Stop shipping the data org chart
A strong data-driven culture requires strong data team collaboration
This post is a continuation of my Learning from Metrics Review series for data leaders, where I discuss using signal from Metrics Reviews to drive your organization's data culture and data-driven decision-making forward.
The first post is here, and will be updated with links out to all other posts as they are published. Be sure to subscribe to stay up to date with future installments!
While most of my team's data projects come and go as part of the regular flow of work, occasionally there's a request or business question that just sticks with me. One such example came from a business leader, who was trying to get a more holistic grasp on the health of the business:
How can I verify that what we market is what we sell is what users experience is why customers renew?

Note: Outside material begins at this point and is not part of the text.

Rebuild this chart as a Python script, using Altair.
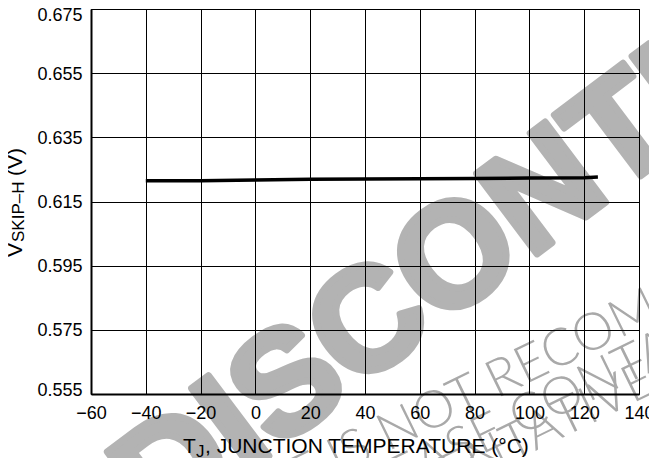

Most businesses, including this one, set a strategic direction that all teams then take and execute. And once each team is engaged, they each have standard approaches for measuring, validating, and refining their approach.
What made this prompt stand out was the focus on verification across functions, not just within. In other words:
How had each business unit operationalized the business's strategic direction via success metrics? And did each business unit’s success metrics consistently reflect the strategic direction?
How had each business unit evolved their understanding of success metrics over time based on what they'd learned? And could other business units benefit from that same learning?
These questions can be challenging given the specialization of data insights functions. Each has their own jargon, methodology, and definition of rigor. Marketing will have Market Research and/or Marketing Analytics. Finance, Revenue Ops. Product may turn to UX Research to understand how users are experiencing their products. Data Science may have one or more Analytics-focused team(s) partnering with some, all, or none of these business units. So how do we look across these teams to deliver that single point of view about the business?
After you've been in a product-facing role for a release cycle or two, you'll probably be exposed to the phrase, "Don't ship your org chart." Commonly credited with Steven Sinofsky during his time at Microsoft, it refers to the idea that the teams you set up to enable focused work might become too insulated from one another. The result? Duplicate features, or missing connective tissue to tie the work of multiple teams together into a cohesive, usable product.
This framing is often tied back to Conway's Law, which says: "Any organization that designs a system will produce a design whose structure is a copy of the organization's communication structure." Dr. Conway's original paper1 goes into more depth, and one passage in particular resonates with me:
[T]he very act of organizing a design team means that certain design decisions have already been made, explicitly or otherwise. Given any design team organization, there is a class of design alternatives which cannot be effectively pursued by such an organization, because the necessary communication paths do not exist. Therefore, there is no such thing as a design group which is both organized and unbiased.
What if we, as data leaders, step back from our usual notion of deliverables as dashboards, presentations, forecasts, reports, models, and frameworks? What if, instead, we framed our deliverable as a shared, single body of knowledge for the business? With this framing, each data team would be contributing to the same deliverable. But are each team's contributions compatible with the others?
Or are we just shipping our org chart?
I'm not suggesting the org chart itself is the problem.2 Per Dr. Conway, every organizational decision we make will have implications on what's in bounds and out of bounds for our data work. The only way to keep innovation pathways open is by keeping communication channels open.
So data leaders can take action by identifying other data teams in their orbit, and opening a line of communication. When you do, you might just find a new way of working that takes both teams' work to new heights.
Communication post photo by Hugo Jehanne on Unsplash
Dr. Melvin Conway first wrote the text that would come to be known as Conway's Law in the paper How Do Committees Invent? for Datamation in 1968. It was first referenced as Conway's Law in the book The Mythical Man-Month by Frederick Brooks.
That being said, there are an increasing number of teams that combine UX Research, Data Science (esp. Product Analytics), and Market Research in a single team to strong effect. Spotify is one case in point that has been open in sharing the benefits of this model.